To create these records, editors use the Virtual International Authority File (VIAF.org), The Orlando Project, The Oxford Dictionary of National Biography, and WorldCat.org as resources. Our team began the process of verifying the identity of each person listed in the catalog and creating “person records” or authority records for each author in our database. Each record contains the person’s name, as verified by two of the sources listed above if possible, role (e.g., editor, author, typesetter, co-editor), birth and death year, and nationality, for example. We also include links to their authority file in VIAF, their Wikipedia page, and their ODNB page, if available. As in our previous stages, we pose any questions or points of confusion to the entire team for discussion and resolution via email or Slack, a real-time messaging app that our team has come to rely on as our primary method of communication. We also created guidelines for our authority record process which are saved in Google Drive. Each member has editorial privileges in our guidelines document and we update this document as new editorial situations arise. Authorities research will take quite some time to complete given the extent of the data and the obscurity of many of the writers and titles listed.
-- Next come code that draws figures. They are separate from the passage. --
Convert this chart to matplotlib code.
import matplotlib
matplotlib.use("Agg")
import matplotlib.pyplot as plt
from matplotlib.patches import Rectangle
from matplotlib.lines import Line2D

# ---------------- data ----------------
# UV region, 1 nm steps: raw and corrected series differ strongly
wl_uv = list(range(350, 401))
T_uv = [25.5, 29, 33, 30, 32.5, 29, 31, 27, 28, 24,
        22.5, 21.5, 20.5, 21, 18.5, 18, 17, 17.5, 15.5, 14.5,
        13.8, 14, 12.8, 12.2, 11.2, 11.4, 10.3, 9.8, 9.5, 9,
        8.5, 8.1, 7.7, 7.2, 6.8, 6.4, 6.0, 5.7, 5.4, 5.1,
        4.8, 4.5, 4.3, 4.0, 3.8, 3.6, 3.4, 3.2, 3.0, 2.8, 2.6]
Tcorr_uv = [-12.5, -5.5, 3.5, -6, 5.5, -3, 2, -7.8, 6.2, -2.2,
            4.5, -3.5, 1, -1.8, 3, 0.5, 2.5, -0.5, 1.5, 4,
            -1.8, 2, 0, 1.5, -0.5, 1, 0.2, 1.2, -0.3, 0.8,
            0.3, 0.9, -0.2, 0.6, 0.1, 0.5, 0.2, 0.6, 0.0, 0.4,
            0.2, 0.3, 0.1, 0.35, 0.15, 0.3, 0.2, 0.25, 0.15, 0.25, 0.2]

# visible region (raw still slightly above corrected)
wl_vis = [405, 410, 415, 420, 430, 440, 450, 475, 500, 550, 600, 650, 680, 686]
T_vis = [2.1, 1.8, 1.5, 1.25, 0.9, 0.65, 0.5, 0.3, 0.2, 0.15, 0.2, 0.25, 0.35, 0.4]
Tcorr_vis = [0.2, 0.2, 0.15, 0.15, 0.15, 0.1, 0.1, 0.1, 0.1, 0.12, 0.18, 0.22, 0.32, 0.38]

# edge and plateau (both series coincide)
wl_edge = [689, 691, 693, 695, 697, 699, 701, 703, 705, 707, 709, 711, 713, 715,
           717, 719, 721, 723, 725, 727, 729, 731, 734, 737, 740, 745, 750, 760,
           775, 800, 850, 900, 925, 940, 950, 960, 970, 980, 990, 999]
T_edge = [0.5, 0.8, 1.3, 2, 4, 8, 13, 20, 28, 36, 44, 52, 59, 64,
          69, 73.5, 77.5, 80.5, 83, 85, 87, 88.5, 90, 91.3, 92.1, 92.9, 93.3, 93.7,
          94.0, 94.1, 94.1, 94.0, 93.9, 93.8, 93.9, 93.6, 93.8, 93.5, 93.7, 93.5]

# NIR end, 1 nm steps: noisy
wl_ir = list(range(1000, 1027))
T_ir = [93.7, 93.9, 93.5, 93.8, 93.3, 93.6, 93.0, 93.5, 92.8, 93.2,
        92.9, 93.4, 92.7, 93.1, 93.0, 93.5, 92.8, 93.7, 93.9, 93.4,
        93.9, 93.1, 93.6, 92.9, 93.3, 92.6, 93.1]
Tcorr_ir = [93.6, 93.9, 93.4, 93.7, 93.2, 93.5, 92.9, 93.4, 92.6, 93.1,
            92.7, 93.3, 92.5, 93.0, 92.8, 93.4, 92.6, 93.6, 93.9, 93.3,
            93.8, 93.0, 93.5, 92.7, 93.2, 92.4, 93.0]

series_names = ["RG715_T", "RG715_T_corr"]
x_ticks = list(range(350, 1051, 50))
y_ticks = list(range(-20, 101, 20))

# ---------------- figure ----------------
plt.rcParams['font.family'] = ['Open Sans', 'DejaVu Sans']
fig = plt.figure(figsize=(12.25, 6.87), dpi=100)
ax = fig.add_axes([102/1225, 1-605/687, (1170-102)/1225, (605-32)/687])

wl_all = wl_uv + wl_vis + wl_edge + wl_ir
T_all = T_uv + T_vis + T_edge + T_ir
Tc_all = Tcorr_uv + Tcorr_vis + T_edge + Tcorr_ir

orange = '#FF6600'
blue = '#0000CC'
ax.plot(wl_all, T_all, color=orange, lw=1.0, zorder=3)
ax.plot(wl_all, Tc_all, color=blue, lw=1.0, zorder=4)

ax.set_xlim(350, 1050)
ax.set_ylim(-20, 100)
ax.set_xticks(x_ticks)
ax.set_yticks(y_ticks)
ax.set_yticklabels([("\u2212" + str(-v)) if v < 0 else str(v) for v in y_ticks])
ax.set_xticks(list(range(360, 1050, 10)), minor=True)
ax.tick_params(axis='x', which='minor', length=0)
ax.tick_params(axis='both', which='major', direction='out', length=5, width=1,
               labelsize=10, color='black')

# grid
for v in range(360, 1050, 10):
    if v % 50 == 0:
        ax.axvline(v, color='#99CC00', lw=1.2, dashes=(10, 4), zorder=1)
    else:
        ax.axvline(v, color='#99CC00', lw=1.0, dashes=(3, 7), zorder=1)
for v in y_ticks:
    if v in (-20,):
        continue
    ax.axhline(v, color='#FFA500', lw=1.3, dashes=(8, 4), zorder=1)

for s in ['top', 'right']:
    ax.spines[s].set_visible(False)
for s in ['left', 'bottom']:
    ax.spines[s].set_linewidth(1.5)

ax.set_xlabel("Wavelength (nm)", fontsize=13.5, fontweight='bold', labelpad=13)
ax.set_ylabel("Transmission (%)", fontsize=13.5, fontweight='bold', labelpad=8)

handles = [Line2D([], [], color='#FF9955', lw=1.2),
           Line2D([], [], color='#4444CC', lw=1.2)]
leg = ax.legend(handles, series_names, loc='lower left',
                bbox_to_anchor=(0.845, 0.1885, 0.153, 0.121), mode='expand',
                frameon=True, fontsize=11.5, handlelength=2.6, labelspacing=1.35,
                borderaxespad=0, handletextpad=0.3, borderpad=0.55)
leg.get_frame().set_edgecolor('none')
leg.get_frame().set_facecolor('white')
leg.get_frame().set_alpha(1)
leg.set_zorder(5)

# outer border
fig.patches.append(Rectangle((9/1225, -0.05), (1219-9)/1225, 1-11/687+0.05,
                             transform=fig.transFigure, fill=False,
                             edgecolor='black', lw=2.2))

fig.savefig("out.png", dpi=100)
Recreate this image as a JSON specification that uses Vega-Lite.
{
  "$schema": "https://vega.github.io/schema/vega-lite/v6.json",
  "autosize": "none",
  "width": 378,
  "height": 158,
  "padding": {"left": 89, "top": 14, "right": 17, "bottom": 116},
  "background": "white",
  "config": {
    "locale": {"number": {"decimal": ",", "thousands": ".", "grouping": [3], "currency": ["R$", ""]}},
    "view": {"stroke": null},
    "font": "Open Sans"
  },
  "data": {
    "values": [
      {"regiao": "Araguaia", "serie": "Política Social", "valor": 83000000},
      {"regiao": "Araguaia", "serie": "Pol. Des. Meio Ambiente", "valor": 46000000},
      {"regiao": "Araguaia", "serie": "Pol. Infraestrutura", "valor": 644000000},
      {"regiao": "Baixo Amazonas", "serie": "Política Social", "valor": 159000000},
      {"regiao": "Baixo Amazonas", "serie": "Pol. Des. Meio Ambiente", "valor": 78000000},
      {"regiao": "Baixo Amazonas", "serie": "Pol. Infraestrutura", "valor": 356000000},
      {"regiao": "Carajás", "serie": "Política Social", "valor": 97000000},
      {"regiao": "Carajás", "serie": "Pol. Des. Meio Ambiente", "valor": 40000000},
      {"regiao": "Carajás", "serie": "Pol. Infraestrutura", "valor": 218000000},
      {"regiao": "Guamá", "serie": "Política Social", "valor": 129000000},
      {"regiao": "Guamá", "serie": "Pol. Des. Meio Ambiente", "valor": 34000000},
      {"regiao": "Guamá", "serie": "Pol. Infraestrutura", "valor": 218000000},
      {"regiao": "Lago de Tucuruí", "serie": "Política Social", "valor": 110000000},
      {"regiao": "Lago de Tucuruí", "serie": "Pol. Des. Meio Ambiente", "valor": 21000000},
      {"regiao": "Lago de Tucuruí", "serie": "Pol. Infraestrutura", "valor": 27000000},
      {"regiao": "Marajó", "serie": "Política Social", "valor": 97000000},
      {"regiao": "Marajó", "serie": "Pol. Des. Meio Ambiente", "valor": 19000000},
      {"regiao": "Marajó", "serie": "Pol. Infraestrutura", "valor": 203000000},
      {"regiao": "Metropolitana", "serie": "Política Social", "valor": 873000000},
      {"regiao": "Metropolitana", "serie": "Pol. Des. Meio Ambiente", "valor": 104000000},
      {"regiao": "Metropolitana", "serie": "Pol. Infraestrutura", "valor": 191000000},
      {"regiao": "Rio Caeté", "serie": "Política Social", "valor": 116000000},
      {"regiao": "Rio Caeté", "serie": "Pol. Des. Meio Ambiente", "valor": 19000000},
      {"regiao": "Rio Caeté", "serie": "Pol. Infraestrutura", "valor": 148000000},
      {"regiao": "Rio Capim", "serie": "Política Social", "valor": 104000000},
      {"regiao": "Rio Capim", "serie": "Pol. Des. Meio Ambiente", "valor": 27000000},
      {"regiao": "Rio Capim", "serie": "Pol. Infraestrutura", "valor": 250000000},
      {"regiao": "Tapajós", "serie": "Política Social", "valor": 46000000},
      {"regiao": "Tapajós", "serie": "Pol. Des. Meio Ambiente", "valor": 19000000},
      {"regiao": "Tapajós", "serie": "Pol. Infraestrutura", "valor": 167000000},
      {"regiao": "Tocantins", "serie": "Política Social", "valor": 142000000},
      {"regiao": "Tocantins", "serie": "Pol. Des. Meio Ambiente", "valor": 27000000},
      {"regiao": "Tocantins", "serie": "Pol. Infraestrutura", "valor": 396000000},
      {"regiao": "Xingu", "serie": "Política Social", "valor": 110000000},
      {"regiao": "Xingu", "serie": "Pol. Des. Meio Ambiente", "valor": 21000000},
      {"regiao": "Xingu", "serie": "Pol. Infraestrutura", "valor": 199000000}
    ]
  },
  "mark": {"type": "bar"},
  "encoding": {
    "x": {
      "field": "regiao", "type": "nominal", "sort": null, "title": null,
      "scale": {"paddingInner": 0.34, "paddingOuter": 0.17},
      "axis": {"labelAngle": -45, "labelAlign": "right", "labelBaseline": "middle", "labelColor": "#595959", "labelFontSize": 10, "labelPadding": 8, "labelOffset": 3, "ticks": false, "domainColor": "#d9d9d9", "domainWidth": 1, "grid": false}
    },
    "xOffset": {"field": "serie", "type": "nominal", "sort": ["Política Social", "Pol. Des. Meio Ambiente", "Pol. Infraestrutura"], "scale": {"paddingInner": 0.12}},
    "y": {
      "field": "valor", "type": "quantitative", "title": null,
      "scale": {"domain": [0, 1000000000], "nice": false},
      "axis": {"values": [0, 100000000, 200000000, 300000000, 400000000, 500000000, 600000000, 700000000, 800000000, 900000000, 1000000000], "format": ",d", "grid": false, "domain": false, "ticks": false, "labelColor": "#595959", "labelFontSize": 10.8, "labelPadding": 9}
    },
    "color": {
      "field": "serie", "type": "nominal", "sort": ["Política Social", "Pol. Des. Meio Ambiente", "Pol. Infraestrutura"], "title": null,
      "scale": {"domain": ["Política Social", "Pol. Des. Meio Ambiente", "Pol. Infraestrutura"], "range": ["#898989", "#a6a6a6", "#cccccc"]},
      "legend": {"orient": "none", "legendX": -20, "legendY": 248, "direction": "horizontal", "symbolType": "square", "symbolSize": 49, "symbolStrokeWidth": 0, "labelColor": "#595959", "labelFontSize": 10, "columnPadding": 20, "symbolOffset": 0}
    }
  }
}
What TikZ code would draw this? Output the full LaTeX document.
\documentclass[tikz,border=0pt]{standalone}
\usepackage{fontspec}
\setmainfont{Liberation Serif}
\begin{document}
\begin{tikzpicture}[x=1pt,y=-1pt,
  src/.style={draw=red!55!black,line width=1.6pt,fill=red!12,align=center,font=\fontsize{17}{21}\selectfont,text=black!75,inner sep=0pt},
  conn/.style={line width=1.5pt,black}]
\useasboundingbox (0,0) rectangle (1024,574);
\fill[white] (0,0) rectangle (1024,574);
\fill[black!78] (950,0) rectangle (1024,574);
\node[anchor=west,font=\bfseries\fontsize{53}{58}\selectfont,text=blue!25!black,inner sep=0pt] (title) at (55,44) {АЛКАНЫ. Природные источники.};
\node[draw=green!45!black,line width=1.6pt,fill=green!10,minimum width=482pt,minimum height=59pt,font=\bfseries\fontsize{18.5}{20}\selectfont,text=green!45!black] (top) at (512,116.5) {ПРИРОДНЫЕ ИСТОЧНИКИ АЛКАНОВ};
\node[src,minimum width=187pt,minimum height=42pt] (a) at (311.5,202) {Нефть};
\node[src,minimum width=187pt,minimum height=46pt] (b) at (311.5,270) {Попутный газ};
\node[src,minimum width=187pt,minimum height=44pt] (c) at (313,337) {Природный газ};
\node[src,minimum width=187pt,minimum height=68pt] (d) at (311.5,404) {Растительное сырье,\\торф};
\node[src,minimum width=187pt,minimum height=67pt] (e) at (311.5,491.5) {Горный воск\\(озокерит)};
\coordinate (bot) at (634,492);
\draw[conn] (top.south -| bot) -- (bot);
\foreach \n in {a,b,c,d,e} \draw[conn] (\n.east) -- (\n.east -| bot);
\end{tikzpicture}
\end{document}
As part of our authority work, we are also keeping a list of authors who have little to no Internet presence with the intent to edit or create a Wikipedia page for each. This list is available on our blog to encourage other scholars and enthusiasts to join our efforts. The Stainforth Library project is an ever expanding and ever evolving project, and our hope is to expand the membership in “Team Stainforth” and involve scholars and students alike in the process of discussing and recovering the work of the authors, editors, printers, and translators featured in the library.